TANGERANGEKSPRES.ID, SERANG — Puluhan pendemo dari mahasiswa dan masyarakat mengepung Pemprov Banten, di depan Kawasan Pusat Pemerintahan Provinsi (KP3B) Banten, Curug, Kota Serang, Kamis (9/10). Mereka berasal dari tiga organisasi masyarakat.
Ketiganya ialah organisasi Komunitas Soedirman 30 (KMS30) yang menyeroti terkait kesehatan, Dewan Pengurus Wilayah (DPW) Serikat Petani Indonesia (SPI) Provinsi Banten terkait konflik agraria petani, dan Aliansi masyarakat dan Pemuda Cileles Kabupaten Lebak terkait segudang permasalahan di Banten yang belum tuntas.
Koordinator Umum KMS30, Bento mengatakan aksi tersebut digelar sebagai respons terhadap kondisi kritis sistem kesehatan provinsi yang selama bertahun-tahun terjebak dalam persoalan pelayanan lamban, akses terbatas, ketidaktransparanan anggaran, dan dugaan korupsi pada sektor kesehatan.
Dari empat RSU milik Pemprov, ia merinci RSUD Banten punya grade B, dengan kapasitas 500 ranjang, lalu RSUD Malingping dengan grade C berkapasitas kapasitas 105 ranjang.
Selanjutnya RSUD Labuan dengan grade C, berkapasitas 124 ranjang dan RSUD Cilograng dengan grade C, berkapasitas 139 ranjang.
“Padahal idealnya, RSUD provinsi harus mencapai grade B atau A agar mampu memberikan layanan, rujukan dan spesialis. Namun hingga kini, hanya satu RSUD di Banten yang memiliki grade B, dan belum ada yang bergrade A,” katanya.
Lebih lanjut, terkait pelayanan yang lambat dan hak tenaga kesehatan yang terabaikan. Evaluasi kinerja, kata dia, menunjukkan bahwa pelayanan di fasilitas kesehatan Provinsi Banten sering kali tidak responsif terhadap kebutuhan pasien.
"Tenaga kesehatan sering mengalami pelanggaran hak, seperti keterlambatan gaji, fasilitas kerja yang buruk, kurangnya dukungan alat dan obat, hingga beban kerja yang berlebihan," jelasnya.
Ketiga mengenai Puskesmas Pembantu (Pustu) yang belum lengkap dan tak terjangkau. Hingga saat ini, 100% Pustu di Provinsi Banten belum lengkap. Artinya layanan kesehatan belum memiliki tenaga atau fasilitas medis yang memadai. Keempat, mengenai akses yang timpang, birokrasi berbelit, dan kemiskinan yang menjadi hambatan.

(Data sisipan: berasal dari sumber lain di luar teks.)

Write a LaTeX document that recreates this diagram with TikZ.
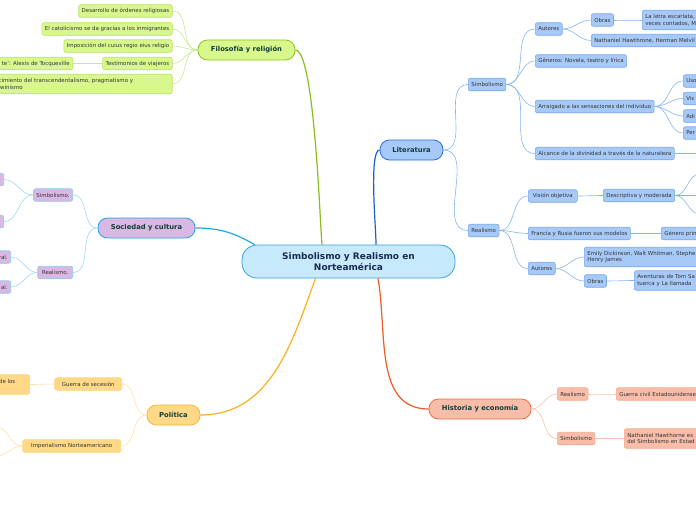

Terakhir untuk dugaan korupsi seputar penggunaan anggaran yang mencurigakan di dua RSUD baru, yakni RSUD Labuan dan RSUD Cilograng yang diresmikan dengan biaya ‘opening ceremony’.
"Anggaran peresmian dua rumah sakit umum daerah (RSUD) di Banten Selatan yang menelan biaya hingga Rp1,8 miliar. Lalu BPK) RI mengungkap kejanggalan dalam pengadaan makanan dan minuman (mamin) senilai Rp1,898 miliar," paparnya.
Sementara itu, Pengurus DPW SPI Banten, Darmawan mengataka, berdasarkan data SPI secara nasional hingga 2025, tercatat sebanyak 118.762 kepala keluarga petani masih terlibat dalam berbagai konflik agraria dengan total luasan sekitar 537.062 hektare. Di Banten sendiri, konflik agraria yang dialami 5.120 petani mencapai 10.986 hektare di Kab. Pandeglang, Kab. Lebak, dan Kab. Serang. Angka itu mencerminkan skala persoalan struktural yang belum terselesaikan.
“Konflik agraria tersebut telah berlangsung puluhan tahun tanpa kepastian penyelesaian,” katanya dalam keterangan.
Tak hanya itu, Ombudsman RI Perwakilan Banten mencatat bahwa aduan terbanyak merupakan konflik agraria. Ini menandakan lemahnya mekanisme penyelesaian di tingkat daerah.
Oleh karena itu, DPW SPI Banten menuntut Gubernur Provinsi Banten, DPRD Provinsi Banten, dan Kantor Perwakilan Agraria dan Tata Ruang/Badan Pertanahan Nasional (ATR/BPN) untuk menyelesaikan sejumlah konflik agraria. Selanjutnya stop segala bentuk pungutan, intimidasi, dan kriminalisasi terhadap petani oleh Perum Perhutani.